Written problem:
Tally the lines containing "matplotlib" and report the number alone.

— start of Material provided —

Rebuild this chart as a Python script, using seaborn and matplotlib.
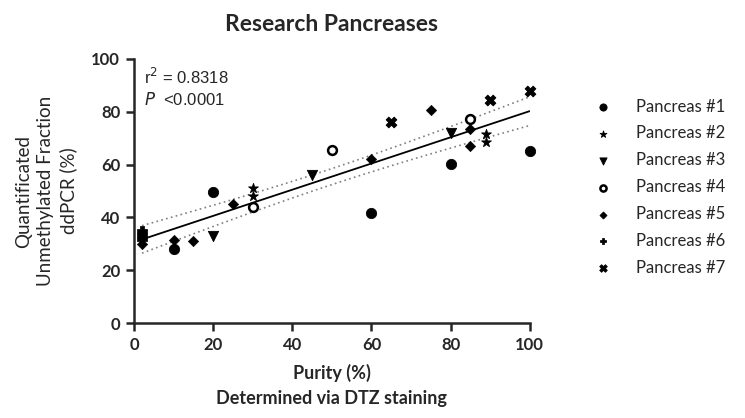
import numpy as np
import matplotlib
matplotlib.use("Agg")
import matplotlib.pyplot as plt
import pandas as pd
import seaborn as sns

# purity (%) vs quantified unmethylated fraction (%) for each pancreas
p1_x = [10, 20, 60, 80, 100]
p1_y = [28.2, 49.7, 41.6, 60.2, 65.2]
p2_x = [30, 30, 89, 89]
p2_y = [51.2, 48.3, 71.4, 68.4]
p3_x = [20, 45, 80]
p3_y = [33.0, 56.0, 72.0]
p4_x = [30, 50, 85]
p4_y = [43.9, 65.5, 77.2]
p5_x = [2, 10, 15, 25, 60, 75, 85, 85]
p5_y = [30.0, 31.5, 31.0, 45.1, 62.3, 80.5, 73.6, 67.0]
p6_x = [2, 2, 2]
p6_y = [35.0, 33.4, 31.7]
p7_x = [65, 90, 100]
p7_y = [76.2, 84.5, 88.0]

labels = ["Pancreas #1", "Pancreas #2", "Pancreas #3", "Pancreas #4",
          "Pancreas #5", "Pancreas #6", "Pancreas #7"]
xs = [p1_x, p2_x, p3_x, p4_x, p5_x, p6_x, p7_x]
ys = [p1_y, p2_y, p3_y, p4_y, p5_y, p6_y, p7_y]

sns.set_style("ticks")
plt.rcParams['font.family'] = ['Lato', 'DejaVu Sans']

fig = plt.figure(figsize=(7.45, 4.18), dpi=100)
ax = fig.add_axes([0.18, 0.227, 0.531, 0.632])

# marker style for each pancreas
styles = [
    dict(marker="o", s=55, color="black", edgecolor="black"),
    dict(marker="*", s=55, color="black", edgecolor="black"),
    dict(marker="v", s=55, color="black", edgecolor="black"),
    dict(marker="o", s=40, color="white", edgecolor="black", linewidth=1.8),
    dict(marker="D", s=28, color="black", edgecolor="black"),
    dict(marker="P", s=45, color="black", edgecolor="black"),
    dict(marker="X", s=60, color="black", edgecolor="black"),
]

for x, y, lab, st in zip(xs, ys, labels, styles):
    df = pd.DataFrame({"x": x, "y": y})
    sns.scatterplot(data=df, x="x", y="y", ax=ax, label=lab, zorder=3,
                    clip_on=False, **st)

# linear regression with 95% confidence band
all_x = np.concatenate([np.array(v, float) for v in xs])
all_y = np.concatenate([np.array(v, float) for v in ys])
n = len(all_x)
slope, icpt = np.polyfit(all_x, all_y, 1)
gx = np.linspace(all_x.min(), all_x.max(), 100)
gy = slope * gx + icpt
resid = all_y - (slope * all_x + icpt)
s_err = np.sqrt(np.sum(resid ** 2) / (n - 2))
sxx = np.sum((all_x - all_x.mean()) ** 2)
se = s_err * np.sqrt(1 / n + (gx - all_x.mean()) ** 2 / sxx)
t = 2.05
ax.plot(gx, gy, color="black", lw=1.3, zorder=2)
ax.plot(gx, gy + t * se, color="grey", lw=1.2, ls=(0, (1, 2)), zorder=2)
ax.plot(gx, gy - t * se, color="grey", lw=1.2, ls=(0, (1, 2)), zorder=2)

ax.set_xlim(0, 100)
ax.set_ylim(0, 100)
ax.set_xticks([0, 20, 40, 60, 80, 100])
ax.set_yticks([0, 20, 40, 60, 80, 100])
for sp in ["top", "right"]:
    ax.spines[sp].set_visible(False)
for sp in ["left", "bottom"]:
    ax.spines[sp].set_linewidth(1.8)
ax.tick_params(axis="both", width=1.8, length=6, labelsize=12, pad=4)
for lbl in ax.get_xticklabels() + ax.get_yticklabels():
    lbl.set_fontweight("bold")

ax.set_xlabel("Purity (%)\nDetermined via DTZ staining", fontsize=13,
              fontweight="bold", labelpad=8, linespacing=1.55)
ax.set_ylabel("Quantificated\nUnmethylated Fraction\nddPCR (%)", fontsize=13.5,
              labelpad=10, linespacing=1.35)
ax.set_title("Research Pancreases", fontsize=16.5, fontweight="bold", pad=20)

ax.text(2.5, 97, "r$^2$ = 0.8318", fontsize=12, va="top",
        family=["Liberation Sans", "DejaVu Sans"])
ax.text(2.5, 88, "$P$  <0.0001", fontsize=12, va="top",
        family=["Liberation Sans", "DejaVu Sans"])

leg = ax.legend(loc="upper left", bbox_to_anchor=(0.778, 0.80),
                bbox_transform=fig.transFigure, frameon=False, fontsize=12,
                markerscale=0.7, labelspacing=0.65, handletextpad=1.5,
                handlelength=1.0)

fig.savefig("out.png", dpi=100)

— end of Material provided —

Answer to this exercise:
4